- [DATASET EXCERPT]
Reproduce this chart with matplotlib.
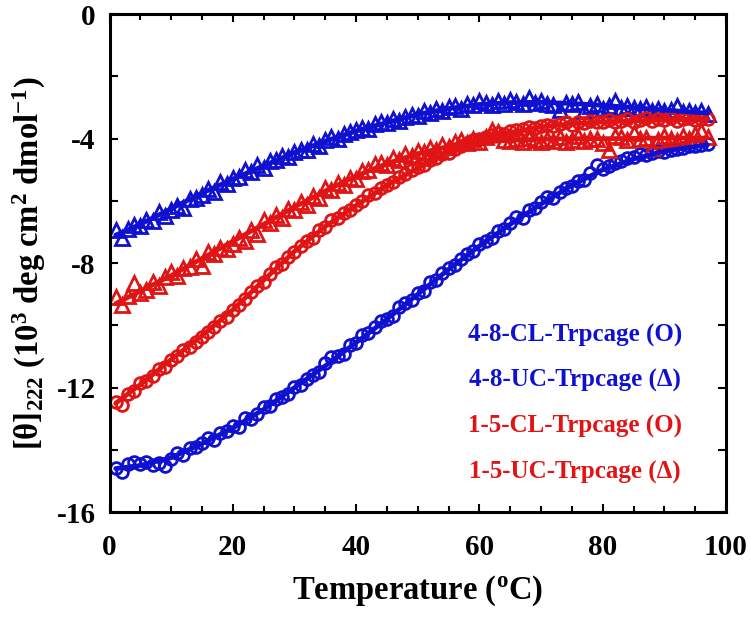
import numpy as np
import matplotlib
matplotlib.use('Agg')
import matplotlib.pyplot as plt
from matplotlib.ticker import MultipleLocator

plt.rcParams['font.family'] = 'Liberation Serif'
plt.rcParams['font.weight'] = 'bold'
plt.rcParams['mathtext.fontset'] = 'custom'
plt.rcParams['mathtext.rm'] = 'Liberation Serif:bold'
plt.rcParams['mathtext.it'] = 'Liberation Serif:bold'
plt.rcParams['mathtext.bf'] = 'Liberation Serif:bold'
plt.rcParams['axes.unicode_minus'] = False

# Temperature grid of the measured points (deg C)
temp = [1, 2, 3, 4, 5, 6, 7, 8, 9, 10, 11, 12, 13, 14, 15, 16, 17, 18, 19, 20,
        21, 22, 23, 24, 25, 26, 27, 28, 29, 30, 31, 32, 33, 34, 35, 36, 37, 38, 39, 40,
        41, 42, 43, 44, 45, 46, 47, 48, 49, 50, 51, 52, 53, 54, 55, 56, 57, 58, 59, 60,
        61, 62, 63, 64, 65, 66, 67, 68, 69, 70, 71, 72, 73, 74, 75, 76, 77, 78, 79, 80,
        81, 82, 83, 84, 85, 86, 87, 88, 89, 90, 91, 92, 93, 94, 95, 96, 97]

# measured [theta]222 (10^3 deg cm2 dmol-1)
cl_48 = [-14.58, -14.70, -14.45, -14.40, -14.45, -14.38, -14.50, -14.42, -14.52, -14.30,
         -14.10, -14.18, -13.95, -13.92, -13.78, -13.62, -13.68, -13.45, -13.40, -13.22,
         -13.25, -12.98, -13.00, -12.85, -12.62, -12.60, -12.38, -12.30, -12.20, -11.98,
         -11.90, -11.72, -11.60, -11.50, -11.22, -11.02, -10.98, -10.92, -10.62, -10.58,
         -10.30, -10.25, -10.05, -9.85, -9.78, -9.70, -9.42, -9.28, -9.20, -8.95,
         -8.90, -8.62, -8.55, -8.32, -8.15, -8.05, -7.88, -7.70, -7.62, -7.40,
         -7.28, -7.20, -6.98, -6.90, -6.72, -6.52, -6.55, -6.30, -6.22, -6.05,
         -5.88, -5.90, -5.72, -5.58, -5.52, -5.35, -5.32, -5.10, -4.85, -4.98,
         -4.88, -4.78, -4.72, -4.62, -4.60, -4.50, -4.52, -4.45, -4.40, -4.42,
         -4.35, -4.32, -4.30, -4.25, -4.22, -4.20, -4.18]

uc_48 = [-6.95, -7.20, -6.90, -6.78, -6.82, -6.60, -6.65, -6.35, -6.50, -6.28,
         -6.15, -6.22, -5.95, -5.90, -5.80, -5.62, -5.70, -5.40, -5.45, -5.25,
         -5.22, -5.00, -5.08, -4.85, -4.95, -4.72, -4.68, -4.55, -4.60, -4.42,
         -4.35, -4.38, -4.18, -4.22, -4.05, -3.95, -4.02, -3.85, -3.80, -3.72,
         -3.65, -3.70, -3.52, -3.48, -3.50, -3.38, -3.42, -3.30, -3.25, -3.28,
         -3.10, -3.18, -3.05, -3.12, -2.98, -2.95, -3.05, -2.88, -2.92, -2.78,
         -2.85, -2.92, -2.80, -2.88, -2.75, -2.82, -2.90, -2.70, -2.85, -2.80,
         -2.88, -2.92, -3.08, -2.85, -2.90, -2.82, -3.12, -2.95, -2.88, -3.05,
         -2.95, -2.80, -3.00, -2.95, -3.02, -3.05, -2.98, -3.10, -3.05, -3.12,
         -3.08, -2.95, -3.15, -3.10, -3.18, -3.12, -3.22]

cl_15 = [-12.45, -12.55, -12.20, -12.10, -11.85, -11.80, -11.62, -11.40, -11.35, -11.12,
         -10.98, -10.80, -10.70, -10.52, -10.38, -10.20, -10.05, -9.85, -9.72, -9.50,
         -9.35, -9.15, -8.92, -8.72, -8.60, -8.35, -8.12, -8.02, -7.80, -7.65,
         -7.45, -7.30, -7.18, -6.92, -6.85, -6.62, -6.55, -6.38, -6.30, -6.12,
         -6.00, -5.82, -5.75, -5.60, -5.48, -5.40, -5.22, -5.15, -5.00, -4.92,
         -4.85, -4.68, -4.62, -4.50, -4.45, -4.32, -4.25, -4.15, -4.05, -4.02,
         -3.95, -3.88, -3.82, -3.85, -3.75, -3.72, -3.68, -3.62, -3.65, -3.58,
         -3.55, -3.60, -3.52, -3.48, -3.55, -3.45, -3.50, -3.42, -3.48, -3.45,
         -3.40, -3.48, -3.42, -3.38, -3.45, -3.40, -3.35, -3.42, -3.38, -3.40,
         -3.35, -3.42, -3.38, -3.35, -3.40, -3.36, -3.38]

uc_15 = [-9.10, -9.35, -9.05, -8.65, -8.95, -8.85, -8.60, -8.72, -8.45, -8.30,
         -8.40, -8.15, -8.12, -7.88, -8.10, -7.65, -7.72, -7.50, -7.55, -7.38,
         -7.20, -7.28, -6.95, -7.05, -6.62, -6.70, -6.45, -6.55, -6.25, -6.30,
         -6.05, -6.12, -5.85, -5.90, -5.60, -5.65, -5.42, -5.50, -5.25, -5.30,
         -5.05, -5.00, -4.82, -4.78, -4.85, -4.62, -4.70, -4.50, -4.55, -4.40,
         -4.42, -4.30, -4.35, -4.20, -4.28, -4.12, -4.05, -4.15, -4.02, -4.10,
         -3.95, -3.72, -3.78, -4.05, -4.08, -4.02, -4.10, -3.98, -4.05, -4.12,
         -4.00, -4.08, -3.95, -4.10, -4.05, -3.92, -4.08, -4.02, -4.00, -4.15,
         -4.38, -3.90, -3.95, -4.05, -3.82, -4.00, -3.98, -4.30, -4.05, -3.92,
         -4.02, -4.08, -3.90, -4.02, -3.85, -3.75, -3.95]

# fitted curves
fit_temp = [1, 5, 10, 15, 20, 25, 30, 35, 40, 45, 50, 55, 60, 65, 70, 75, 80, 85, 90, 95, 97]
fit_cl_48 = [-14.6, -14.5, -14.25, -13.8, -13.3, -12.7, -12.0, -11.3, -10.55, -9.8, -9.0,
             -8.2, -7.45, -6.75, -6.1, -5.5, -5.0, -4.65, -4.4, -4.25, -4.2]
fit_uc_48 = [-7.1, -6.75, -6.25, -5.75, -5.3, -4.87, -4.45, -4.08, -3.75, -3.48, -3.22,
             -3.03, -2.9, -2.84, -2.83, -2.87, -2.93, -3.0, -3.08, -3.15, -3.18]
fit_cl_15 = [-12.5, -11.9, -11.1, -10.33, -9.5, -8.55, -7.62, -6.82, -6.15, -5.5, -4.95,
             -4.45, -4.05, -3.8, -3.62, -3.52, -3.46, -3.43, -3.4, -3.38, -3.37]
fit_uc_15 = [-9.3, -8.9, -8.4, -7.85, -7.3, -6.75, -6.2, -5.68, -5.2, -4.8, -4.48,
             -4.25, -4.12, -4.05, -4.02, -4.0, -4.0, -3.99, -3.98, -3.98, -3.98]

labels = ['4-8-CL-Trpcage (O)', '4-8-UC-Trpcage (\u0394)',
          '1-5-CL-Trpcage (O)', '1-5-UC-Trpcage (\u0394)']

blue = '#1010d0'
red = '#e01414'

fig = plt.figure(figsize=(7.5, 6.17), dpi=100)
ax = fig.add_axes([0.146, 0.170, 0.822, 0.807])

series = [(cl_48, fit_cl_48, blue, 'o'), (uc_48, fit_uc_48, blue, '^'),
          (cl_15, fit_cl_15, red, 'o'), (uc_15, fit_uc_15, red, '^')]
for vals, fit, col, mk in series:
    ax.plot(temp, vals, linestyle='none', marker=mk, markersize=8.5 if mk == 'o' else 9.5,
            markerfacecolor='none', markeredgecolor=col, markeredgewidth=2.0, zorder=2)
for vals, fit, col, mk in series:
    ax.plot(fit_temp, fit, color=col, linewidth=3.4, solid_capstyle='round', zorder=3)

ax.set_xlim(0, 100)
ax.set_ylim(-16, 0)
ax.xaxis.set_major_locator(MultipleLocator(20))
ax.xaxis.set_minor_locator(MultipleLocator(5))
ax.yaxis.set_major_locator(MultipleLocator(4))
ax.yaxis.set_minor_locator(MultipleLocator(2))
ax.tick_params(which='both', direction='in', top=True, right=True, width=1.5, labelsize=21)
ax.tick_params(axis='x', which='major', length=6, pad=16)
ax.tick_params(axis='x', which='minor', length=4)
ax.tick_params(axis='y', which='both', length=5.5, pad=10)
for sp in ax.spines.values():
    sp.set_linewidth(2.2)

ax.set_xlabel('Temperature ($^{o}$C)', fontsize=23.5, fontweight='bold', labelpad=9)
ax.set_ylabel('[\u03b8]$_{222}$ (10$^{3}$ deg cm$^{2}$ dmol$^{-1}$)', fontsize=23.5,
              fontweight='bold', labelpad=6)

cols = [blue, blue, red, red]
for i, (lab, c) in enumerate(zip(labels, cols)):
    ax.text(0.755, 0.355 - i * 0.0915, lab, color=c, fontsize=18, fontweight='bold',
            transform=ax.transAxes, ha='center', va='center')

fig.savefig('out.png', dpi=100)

- [SET EXERCISE]
Please take the lines from the beginning of the data above through the line holding "-4.35, -4.32, -4.30, -4.25, -4.22, -4.20, -4.18]" and transcribe them exactly, without any pictures.

- [OUTPUT]
Reproduce this chart with matplotlib.
import numpy as np
import matplotlib
matplotlib.use('Agg')
import matplotlib.pyplot as plt
from matplotlib.ticker import MultipleLocator

plt.rcParams['font.family'] = 'Liberation Serif'
plt.rcParams['font.weight'] = 'bold'
plt.rcParams['mathtext.fontset'] = 'custom'
plt.rcParams['mathtext.rm'] = 'Liberation Serif:bold'
plt.rcParams['mathtext.it'] = 'Liberation Serif:bold'
plt.rcParams['mathtext.bf'] = 'Liberation Serif:bold'
plt.rcParams['axes.unicode_minus'] = False

# Temperature grid of the measured points (deg C)
temp = [1, 2, 3, 4, 5, 6, 7, 8, 9, 10, 11, 12, 13, 14, 15, 16, 17, 18, 19, 20,
        21, 22, 23, 24, 25, 26, 27, 28, 29, 30, 31, 32, 33, 34, 35, 36, 37, 38, 39, 40,
        41, 42, 43, 44, 45, 46, 47, 48, 49, 50, 51, 52, 53, 54, 55, 56, 57, 58, 59, 60,
        61, 62, 63, 64, 65, 66, 67, 68, 69, 70, 71, 72, 73, 74, 75, 76, 77, 78, 79, 80,
        81, 82, 83, 84, 85, 86, 87, 88, 89, 90, 91, 92, 93, 94, 95, 96, 97]

# measured [theta]222 (10^3 deg cm2 dmol-1)
cl_48 = [-14.58, -14.70, -14.45, -14.40, -14.45, -14.38, -14.50, -14.42, -14.52, -14.30,
         -14.10, -14.18, -13.95, -13.92, -13.78, -13.62, -13.68, -13.45, -13.40, -13.22,
         -13.25, -12.98, -13.00, -12.85, -12.62, -12.60, -12.38, -12.30, -12.20, -11.98,
         -11.90, -11.72, -11.60, -11.50, -11.22, -11.02, -10.98, -10.92, -10.62, -10.58,
         -10.30, -10.25, -10.05, -9.85, -9.78, -9.70, -9.42, -9.28, -9.20, -8.95,
         -8.90, -8.62, -8.55, -8.32, -8.15, -8.05, -7.88, -7.70, -7.62, -7.40,
         -7.28, -7.20, -6.98, -6.90, -6.72, -6.52, -6.55, -6.30, -6.22, -6.05,
         -5.88, -5.90, -5.72, -5.58, -5.52, -5.35, -5.32, -5.10, -4.85, -4.98,
         -4.88, -4.78, -4.72, -4.62, -4.60, -4.50, -4.52, -4.45, -4.40, -4.42,
         -4.35, -4.32, -4.30, -4.25, -4.22, -4.20, -4.18]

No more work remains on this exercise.